Fortunately, the Caps' penalty killing corps has more than handled its end, ranking third with an impressive 85.1 percent kill rate. Washington's penalty killing prowess over the middle third kept the Caps' special teams index just over 100, at 100.3, but that's down from 108.3 in the first third.
Finding a way to boost the power play and improving their play in their own end are the areas where the Caps will seek to improve in the final third of the regular season, and both of those shortcomings were evident in Saturday's loss to Philadelphia.
The Caps aren't in danger of falling out of playoff contention; they've built enough standings equity that they could go .500 the rest of the way and still exceed 100 points. But the idea isn't to coast in, it's to be playing at your peak in as many areas of your game as possible as the playoffs approach. We can see that Washington has regressed in some aspects of its game, and that other clubs in its division and conference have closed the gap in the middle third of the campaign.
The first step of shoring things up over that final third is taking on the Islanders, and responding to Saturday night's debacle.
"It was not a good night," said Caps coach Todd Reirden after Saturday's game. "It's up to us to get away from the rink [Sunday], and be back, ready to play another divisional opponent and see what our response is. That's where we're at. It's an 82-game season, it's unacceptable, there is no way around saying that [Saturday's game] was good; it wasn't.
"Now, it's [about] what does our team do as a response? We've been good at responding in the past, but we'll see how it goes on Monday."

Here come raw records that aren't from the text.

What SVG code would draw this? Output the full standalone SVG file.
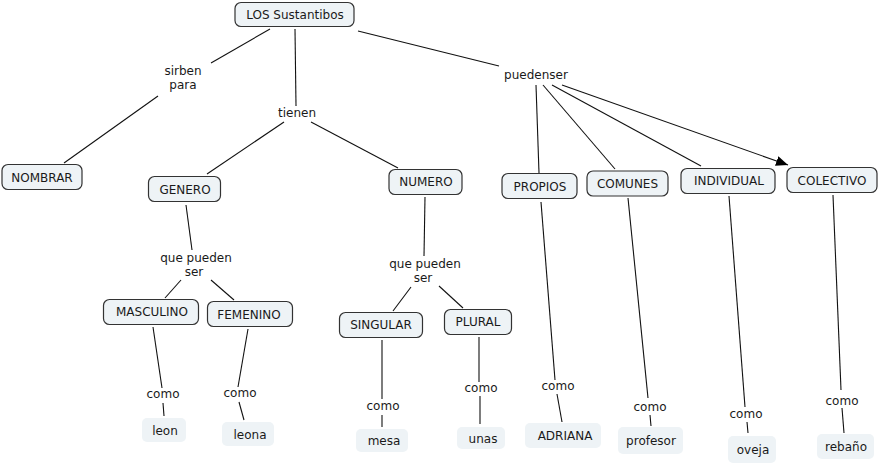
<svg xmlns="http://www.w3.org/2000/svg" width="879" height="465" viewBox="0 0 879 465">
<style>
text{font-family:"DejaVu Sans",Verdana,sans-serif;font-size:12px;fill:#1a1a1a;text-anchor:middle}
.c{fill:#eef3f6;stroke:#333;stroke-width:1.2}
.e{fill:#eef3f6;stroke:none}
.l{stroke:#111;stroke-width:1.1;fill:none}
</style>
<defs>
<marker id="ah" viewBox="0 0 12 10" refX="12" refY="5" markerWidth="12" markerHeight="10" markerUnits="userSpaceOnUse" orient="auto">
<path d="M0,0 L12,5 L0,10 z" fill="#000"/>
</marker>
</defs>
<rect width="879" height="465" fill="#fff"/>
<g id="connectors">
<line class="l" x1="270" y1="29" x2="211" y2="63"/>
<line class="l" x1="158" y1="96" x2="64" y2="163"/>
<line class="l" x1="295" y1="29" x2="296" y2="106"/>
<line class="l" x1="284" y1="122" x2="207" y2="174"/>
<line class="l" x1="311" y1="122" x2="398" y2="168"/>
<line class="l" x1="358" y1="31" x2="499" y2="66"/>
<line class="l" x1="536" y1="85" x2="539" y2="173"/>
<line class="l" x1="543" y1="85" x2="615" y2="169"/>
<line class="l" x1="552" y1="85" x2="701" y2="166"/>
<line class="l" x1="562" y1="85" x2="788" y2="165" marker-end="url(#ah)"/>
<line class="l" x1="186" y1="205" x2="192" y2="250"/>
<line class="l" x1="181" y1="280" x2="165" y2="298"/>
<line class="l" x1="211" y1="280" x2="234" y2="300"/>
<line class="l" x1="153" y1="327" x2="162" y2="388"/>
<line class="l" x1="163" y1="403" x2="164" y2="416"/>
<line class="l" x1="248" y1="329" x2="238" y2="387"/>
<line class="l" x1="239" y1="402" x2="244" y2="420"/>
<line class="l" x1="425" y1="197" x2="424" y2="256"/>
<line class="l" x1="411" y1="287" x2="393" y2="311"/>
<line class="l" x1="439" y1="286" x2="463" y2="308"/>
<line class="l" x1="382" y1="340" x2="382" y2="399"/>
<line class="l" x1="382" y1="415" x2="382" y2="427"/>
<line class="l" x1="479" y1="337" x2="479" y2="382"/>
<line class="l" x1="480" y1="396" x2="480" y2="424"/>
<line class="l" x1="541" y1="202" x2="555" y2="380"/>
<line class="l" x1="557" y1="394" x2="562" y2="422"/>
<line class="l" x1="628" y1="198" x2="648" y2="398"/>
<line class="l" x1="650" y1="415" x2="651" y2="426"/>
<line class="l" x1="729" y1="196" x2="745" y2="407"/>
<line class="l" x1="747" y1="422" x2="748" y2="433"/>
<line class="l" x1="833" y1="195" x2="841" y2="390"/>
<line class="l" x1="842" y1="408" x2="844" y2="433"/>
</g>
<g id="labels">
<text x="183" y="75">sirben</text>
<text x="183" y="89">para</text>
<text x="297" y="117">tienen</text>
<text x="536" y="79">puedenser</text>
<text x="196" y="262">que pueden</text>
<text x="194" y="276">ser</text>
<text x="425" y="268">que pueden</text>
<text x="423" y="282">ser</text>
<text x="163" y="398">como</text>
<text x="240" y="397">como</text>
<text x="383" y="410">como</text>
<text x="481" y="392">como</text>
<text x="558" y="390">como</text>
<text x="650" y="411">como</text>
<text x="746" y="418">como</text>
<text x="842" y="405">como</text>
</g>
<g id="n-los"><rect class="c" x="235" y="2.5" width="119" height="24" rx="6"/><text x="295" y="18.5">LOS Sustantibos</text></g>
<g id="n-nombrar"><rect class="c" x="2" y="164.5" width="80" height="25" rx="6"/><text x="42" y="181.5">NOMBRAR</text></g>
<g id="n-genero"><rect class="c" x="148.5" y="176.5" width="72" height="25" rx="6"/><text x="185" y="193.5">GENERO</text></g>
<g id="n-numero"><rect class="c" x="389" y="169.5" width="73" height="25" rx="6"/><text x="426" y="186">NUMERO</text></g>
<g id="n-propios"><rect class="c" x="502" y="173.5" width="75" height="25" rx="6"/><text x="540" y="190.5">PROPIOS</text></g>
<g id="n-comunes"><rect class="c" x="587" y="171" width="81" height="25" rx="6"/><text x="627.5" y="187.5">COMUNES</text></g>
<g id="n-individual"><rect class="c" x="681" y="168.5" width="94" height="25" rx="6"/><text x="729" y="185">INDIVIDUAL</text></g>
<g id="n-colectivo"><rect class="c" x="787" y="167.5" width="90" height="25" rx="6"/><text x="832" y="184.5">COLECTIVO</text></g>
<g id="n-masculino"><rect class="c" x="103.5" y="299.5" width="95" height="25" rx="6"/><text x="152" y="316">MASCULINO</text></g>
<g id="n-femenino"><rect class="c" x="207.5" y="301.5" width="85" height="25" rx="6"/><text x="249" y="318.5">FEMENINO</text></g>
<g id="n-singular"><rect class="c" x="339.5" y="312.5" width="83" height="25" rx="6"/><text x="381" y="329">SINGULAR</text></g>
<g id="n-plural"><rect class="c" x="444.5" y="309.5" width="67" height="25" rx="6"/><text x="478" y="326">PLURAL</text></g>
<g id="n-leon"><rect class="e" x="142" y="418" width="44" height="24" rx="5"/><text x="165" y="434.5">leon</text></g>
<g id="n-leona"><rect class="e" x="222" y="422" width="52" height="24" rx="5"/><text x="250" y="438.5">leona</text></g>
<g id="n-mesa"><rect class="e" x="356" y="429" width="52" height="23" rx="5"/><text x="384" y="445">mesa</text></g>
<g id="n-unas"><rect class="e" x="457" y="427" width="48" height="22" rx="5"/><text x="483" y="442.5">unas</text></g>
<g id="n-adriana"><rect class="e" x="525" y="423" width="76" height="25" rx="5"/><text x="565" y="440">ADRIANA</text></g>
<g id="n-profesor"><rect class="e" x="618" y="427" width="65" height="27" rx="5"/><text x="651" y="444.5">profesor</text></g>
<g id="n-oveja"><rect class="e" x="728" y="436" width="48" height="27" rx="5"/><text x="753" y="453.5">oveja</text></g>
<g id="n-rebano"><rect class="e" x="817" y="434" width="57" height="25" rx="5"/><text x="846" y="451">rebaño</text></g>
</svg>
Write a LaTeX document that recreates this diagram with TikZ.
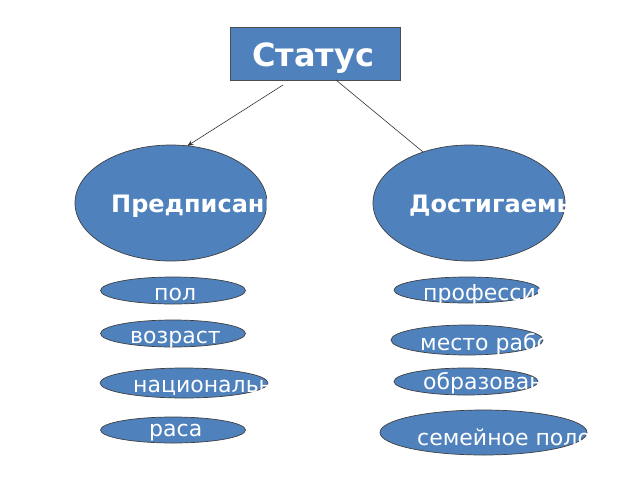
\documentclass[tikz,border=0pt]{standalone}
\usepackage{fontspec}
\setmainfont{DejaVu Sans}
\usetikzlibrary{shapes.geometric,arrows.meta}
\definecolor{blu}{RGB}{79,129,189}
\begin{document}
\begin{tikzpicture}[x=1pt,y=-1pt,
  blob/.style={ellipse,draw=black!75,fill=blu,line width=0.7pt,inner sep=0pt,outer sep=0pt},
  lbl/.style={anchor=base west,text=white,inner sep=0pt,font=\fontsize{22}{22}\selectfont},
  biglbl/.style={anchor=base west,text=white,inner sep=0pt,font=\bfseries\fontsize{24}{24}\selectfont},
  conn/.style={draw=black!80,line width=0.6pt}]
\useasboundingbox (0,0) rectangle (640,480);
% title box
\node[fill=blu,draw=black!70,line width=0.7pt,minimum width=170pt,minimum height=53pt,inner sep=0pt,outer sep=0pt] (st) at (315,53.5) {};
\node[anchor=base,text=white,inner sep=0pt,font=\bfseries\fontsize{32}{32}\selectfont] (stt) at (313,66) {Статус};
% big ellipses
\node[blob,minimum width=192pt,minimum height=116pt] (pre) at (171,203) {};
\node[blob,minimum width=192pt,minimum height=116pt] (dos) at (469,203) {};
\node[biglbl] (pret) at (111,212) {Предписанный};
\node[biglbl] (dost) at (409,212) {Достигаемый};
% left small ellipses
\node[blob,minimum width=145pt,minimum height=27pt] (pol) at (173,290.5) {};
\node[blob,minimum width=145pt,minimum height=27pt] (voz) at (173,333.5) {};
\node[blob,minimum width=168pt,minimum height=30pt] (nat) at (184,383) {};
\node[blob,minimum width=145pt,minimum height=26pt] (ras) at (173,430) {};
\node[lbl] (polt) at (154,300) {пол};
\node[lbl] (vozt) at (130,343) {возраст};
\node[lbl] (natt) at (133,392) {национальность};
\node[lbl] (rast) at (149,436) {раса};
% right small ellipses
\node[blob,minimum width=146pt,minimum height=26pt] (pro) at (467,290) {};
\node[blob,minimum width=152pt,minimum height=30pt] (mes) at (467,340) {};
\node[blob,minimum width=144pt,minimum height=27pt] (obr) at (466,381.5) {};
\node[blob,minimum width=207pt,minimum height=45pt] (sem) at (483.5,432.5) {};
\node[lbl] (prot) at (423,300) {профессия};
\node[lbl] (mest) at (420,350) {место работы};
\node[lbl] (obrt) at (423,389) {образование};
\node[lbl] (semt) at (417,445) {семейное положение};
% connectors
\draw[conn,-{Stealth[length=6pt,width=5pt]}] ([xshift=-32pt,yshift=-5pt]st.south) -- (pre.74);
\draw[conn] ([xshift=21pt]st.south) -- (dos.132);
\end{tikzpicture}
\end{document}
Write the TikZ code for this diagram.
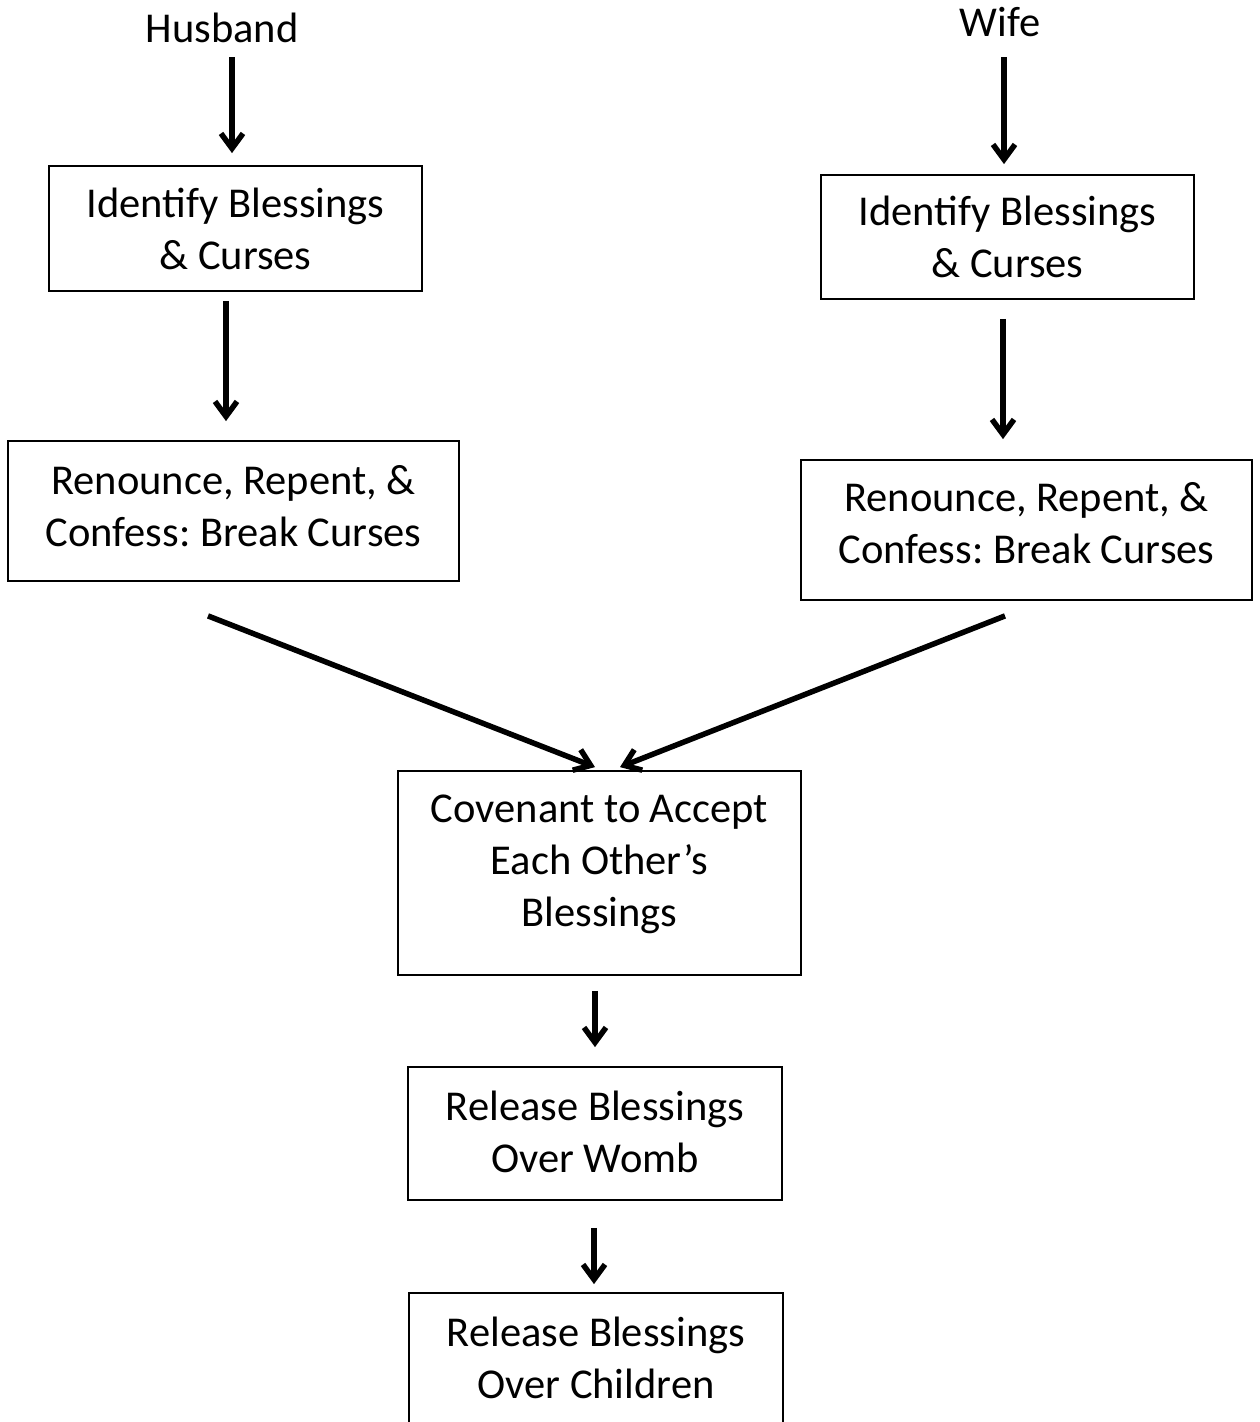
\documentclass[tikz,border=0pt]{standalone}
\usepackage{fontspec}
\setmainfont{Carlito}
\usetikzlibrary{arrows.meta}
\frenchspacing
\tikzset{
  every node/.style={font=\fontsize{42.5}{52}\selectfont},
  box/.style={draw,line width=1.8pt,align=center,inner sep=0pt},
  arr/.style={line width=5.5pt,-{Straight Barb[length=15pt,width=22pt,line width=5.5pt]}}
}
\begin{document}
\begin{tikzpicture}[x=1pt,y=-1pt]
\useasboundingbox (0,0) rectangle (1259,1422);
% two sides
\node (husband) at (222,28) {Husband};
\node (wife) at (1000,22) {Wife};
\node[box,minimum width=373,minimum height=125] (hident) at (235.5,228.5) {Identify Blessings\\\& Curses};
\node[box,minimum width=451,minimum height=140,text depth=10pt] (hrenounce) at (233.5,511) {Renounce, Repent, \&\\Confess: Break Curses};
\node[box,minimum width=373,minimum height=124] (wident) at (1007.5,237) {Identify Blessings\\\& Curses};
\node[box,minimum width=451,minimum height=140,text depth=14pt] (wrenounce) at (1026.5,530) {Renounce, Repent, \&\\Confess: Break Curses};
% joint steps
\node[box,minimum width=403,minimum height=204,text depth=24pt] (covenant) at (599.5,873) {Covenant to Accept\\Each Other’s\\Blessings};
\node[box,minimum width=374,minimum height=133,text depth=4pt] (womb) at (595,1133.5) {Release Blessings\\Over Womb};
\node[box,minimum width=374,minimum height=133,text depth=4pt] (children) at (596,1359.5) {Release Blessings\\Over Children};
\draw[arr] ([xshift=-3.5pt,yshift=-11pt]hident.north |- husband.south) -- ([xshift=-3.5pt,yshift=12pt]hident.north);
\draw[arr] ([xshift=-9.5pt,yshift=-9pt]hident.south) -- ([xshift=-7.5pt,yshift=19pt]hrenounce.north);
\draw[arr] ([xshift=-3.5pt,yshift=-11pt]wident.north |- husband.south) -- ([xshift=-3.5pt,yshift=10pt]wident.north);
\draw[arr] ([xshift=-4.5pt,yshift=-19pt]wident.south) -- ([xshift=-23.5pt,yshift=20pt]wrenounce.north);
\draw[arr] ([xshift=-25.5pt,yshift=-34pt]hrenounce.south) -- ([xshift=-4.5pt,yshift=3pt]covenant.north);
\draw[arr] ([xshift=-21.5pt,yshift=-15pt]wrenounce.south) -- ([xshift=20.5pt,yshift=3pt]covenant.north);
\draw[arr] ([xshift=-4.5pt,yshift=-15pt]covenant.south) -- ([yshift=19pt]womb.north);
\draw[arr] ([xshift=-1pt,yshift=-27pt]womb.south) -- ([xshift=-2pt,yshift=8pt]children.north);
\end{tikzpicture}
\end{document}
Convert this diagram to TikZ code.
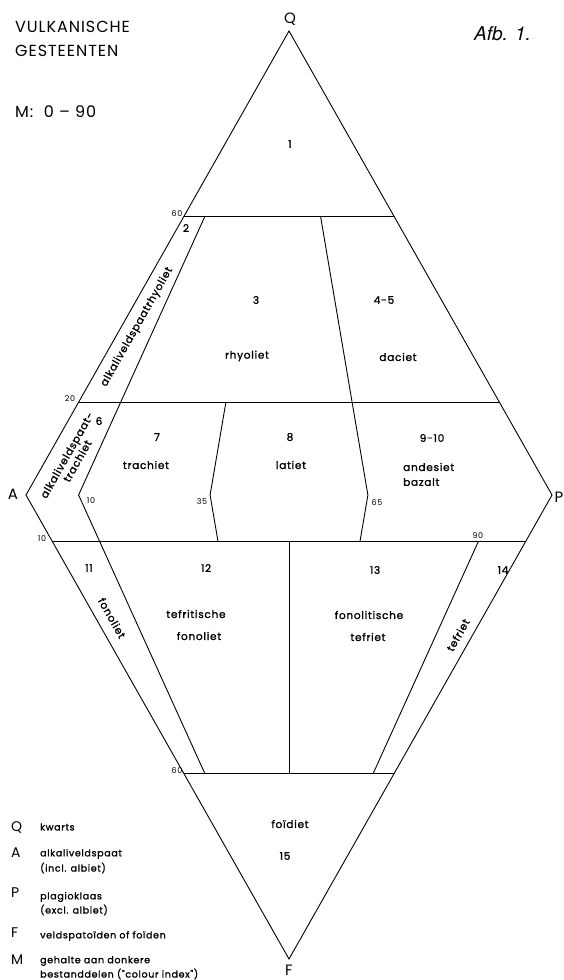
\documentclass[tikz,border=0pt]{standalone}
\usepackage{fontspec}
\newfontfamily\lett[LetterSpace=6]{Poppins}
\newfontfamily\lettb[LetterSpace=7,FakeBold=1.3]{Poppins}
\newfontfamily\helv{TeX Gyre Heros}
\tikzset{
  edge/.style={line width=0.9pt, line join=miter},
  hline/.style={line width=1.4pt},
  capt/.style={font=\lett\fontsize{16}{18}\selectfont, inner sep=0pt},
  vert/.style={font=\lett\fontsize{15}{17}\selectfont, inner sep=0pt},
  fld/.style={font=\lettb\fontsize{10.5}{12}\selectfont, inner sep=0pt},
  smalln/.style={font=\lett\fontsize{8}{9}\selectfont, inner sep=0pt},
  legl/.style={font=\lett\fontsize{14}{16}\selectfont, inner sep=0pt, anchor=west},
  legt/.style={font=\lettb\fontsize{9.5}{11}\selectfont, inner sep=0pt, anchor=west},
}
\begin{document}
\begin{tikzpicture}[x=1pt, y=-1pt]
\useasboundingbox (0,0) rectangle (564,980);
% vertices
\coordinate (Q) at (289,31);
\coordinate (A) at (26,495);
\coordinate (P) at (552,495);
\coordinate (F) at (289,959);
% horizontal lines
\coordinate (q60l) at (183.8,216.6);  \coordinate (q60r) at (394.2,216.6);
\coordinate (q20l) at (78.6,402.2);   \coordinate (q20r) at (499.4,402.2);
\coordinate (f10l) at (52.3,541.4);   \coordinate (f10r) at (525.7,541.4);
\coordinate (f60l) at (183.8,773.4);  \coordinate (f60r) at (394.2,773.4);
% 10 line
\coordinate (a10t) at (204.8,216.6);
\coordinate (a10m) at (78.6,495);
\coordinate (a10b) at (204.8,773.4);
% 65 line
\coordinate (p65t) at (320.6,216.6);
\coordinate (p65m) at (352.1,402.2);
\coordinate (p65ap) at (367.9,495);
\coordinate (p65f) at (360,541.4);
% 35 line
\coordinate (p35t) at (225.9,402.2);
\coordinate (p35ap) at (210.1,495);
\coordinate (p35f) at (218,541.4);
% 50 line
\coordinate (m50t) at (289,541.4);
\coordinate (m50b) at (289,773.4);
% 90 line
\coordinate (p90t) at (478.4,541.4);
\coordinate (p90b) at (373.2,773.4);

\draw[edge] (Q) -- (A) -- (F) -- (P) -- cycle;
\draw[hline] (q60l) -- (q60r);
\draw[hline] (q20l) -- (q20r);
\draw[hline] (f10l) -- (f10r);
\draw[hline] (f60l) -- (f60r);
\draw[edge] (a10t) -- (a10m) -- (a10b);
\draw[edge] (p65t) -- (p65m) -- (p65ap) -- (p65f);
\draw[edge] (p35t) -- (p35ap) -- (p35f);
\draw[edge] (m50t) -- (m50b);
\draw[edge] (p90t) -- (p90b);

% vertex labels
\node[vert] (lQ) at (290,19) {Q};
\node[vert] (lA) at (13,494) {A};
\node[vert] (lP) at (559,497) {P};
\node[vert] (lF) at (289,970) {F};

% title
\node[capt, anchor=west] (t1) at (15,27) {VULKANISCHE};
\node[capt, anchor=west] (t2) at (15,51) {GESTEENTEN};
\node[capt, anchor=west] (t3) at (15,112) {M:\ \ 0 – 90};
\node[font=\helv\itshape\fontsize{19}{21}\selectfont, inner sep=0pt, anchor=west] (afb) at (474,34) {Afb. 1.};

% small numbers
\node[smalln] (n60a) at (177,214) {60};
\node[smalln] (n20) at (70,399) {20};
\node[smalln] (n10a) at (42,539) {10};
\node[smalln] (n10b) at (91,501) {10};
\node[smalln] (n35) at (202,502) {35};
\node[smalln] (n65) at (377,503) {65};
\node[smalln] (n90) at (478,536) {90};
\node[smalln] (n60b) at (177,771) {60};

% field labels
\node[fld] (f1) at (290,144) {1};
\node[fld] (f2) at (186,228) {2};
\node[fld] (f3) at (256,300) {3};
\node[fld] (rhy) at (247,356) {rhyoliet};
\node[fld] (f45) at (384,300) {4-5};
\node[fld] (dac) at (398,357) {daciet};
\node[fld, rotate=60.5] (akr) at (137,327) {alkaliveldspaatrhyoliet};
\node[fld] (f6) at (99,421) {6};
\node[fld, rotate=60.5, align=center] (akt) at (72,458) {alkaliveldspaat-\\trachiet};
\node[fld] (f7) at (157,437) {7};
\node[fld] (tra) at (146,465) {trachiet};
\node[fld] (f8) at (290,437) {8};
\node[fld] (lat) at (291,465) {latiet};
\node[fld] (f910) at (432,438) {9-10};
\node[fld, anchor=west] (and) at (403,467) {andesiet};
\node[fld, anchor=west] (baz) at (403,482) {bazalt};
\node[fld] (f11) at (89,568) {11};
\node[fld] (f12) at (206,568) {12};
\node[fld] (f13) at (375,570) {13};
\node[fld] (f14) at (503,570) {14};
\node[fld, rotate=-60.5] (fon) at (112,618) {fonoliet};
\node[fld] (tef1) at (196,614) {tefritische};
\node[fld] (tef2) at (199,636) {fonoliet};
\node[fld] (fon1) at (369,615) {fonolitische};
\node[fld] (fon2) at (368,637) {tefriet};
\node[fld, rotate=60.5] (tef) at (458,635) {tefriet};
\node[fld] (foi) at (290,824) {foïdiet};
\node[fld] (f15) at (285,856) {15};

% legend
\node[legl] (gQ) at (11,827) {Q};
\node[legt] (gQt) at (40,827) {kwarts};
\node[legl] (gA) at (11,853) {A};
\node[legt] (gAt1) at (40,854) {alkaliveldspaat};
\node[legt] (gAt2) at (40,868) {(incl. albiet)};
\node[legl] (gP) at (11,893) {P};
\node[legt] (gPt1) at (40,897) {plagioklaas};
\node[legt] (gPt2) at (40,910) {(excl. albiet)};
\node[legl] (gF) at (11,933) {F};
\node[legt] (gFt) at (40,936) {veldspatoïden of foïden};
\node[legl] (gM) at (11,960) {M};
\node[legt] (gMt1) at (40,961) {gehalte aan donkere};
\node[legt] (gMt2) at (40,974) {bestanddelen ("colour index")};
\end{tikzpicture}
\end{document}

New York comes into town in fourth place in the Metro, nine points behind Washington. The Isles occupy the first wild-card spot in the Eastern Conference, and if the season were to end today, they would face the Capitals in the first round of the Stanley Cup playoffs. But with nearly two months of season remaining, the Isles are embroiled in a multi-team chase for playoff positioning, a battle that seems destined to leave a good team or two on the outside looking in.
The Islanders have been in a bit of a funk of their own recently. Since the turn of the calendar, New York has won six of 15 games (6-6-3), with only two of the victories coming against teams currently in the playoff picture (a 1-0 win over Colorado and a 4-3 overtime win over Dallas, both at home).
New York and Washington last met just over three weeks ago on Long Island. Down 4-1 to the Isles at the start of the third, the Caps roared from behind with a five-goal third period to claim a 6-4 win over the Isles in Washington's final game before its midseason break. Both the Caps (3-3-0) and the Islanders (2-2-0) have played .500 hockey since returning from break.
Most recently, the Islanders dropped a 3-1 Saturday night decision to the Lightning in Tampa. That game started a two-game trip for the Isles, a journey that concludes on Monday in Washington. New York heads home to host Philadelphia on Tuesday, and then the Isles head out west for a four-game road trip.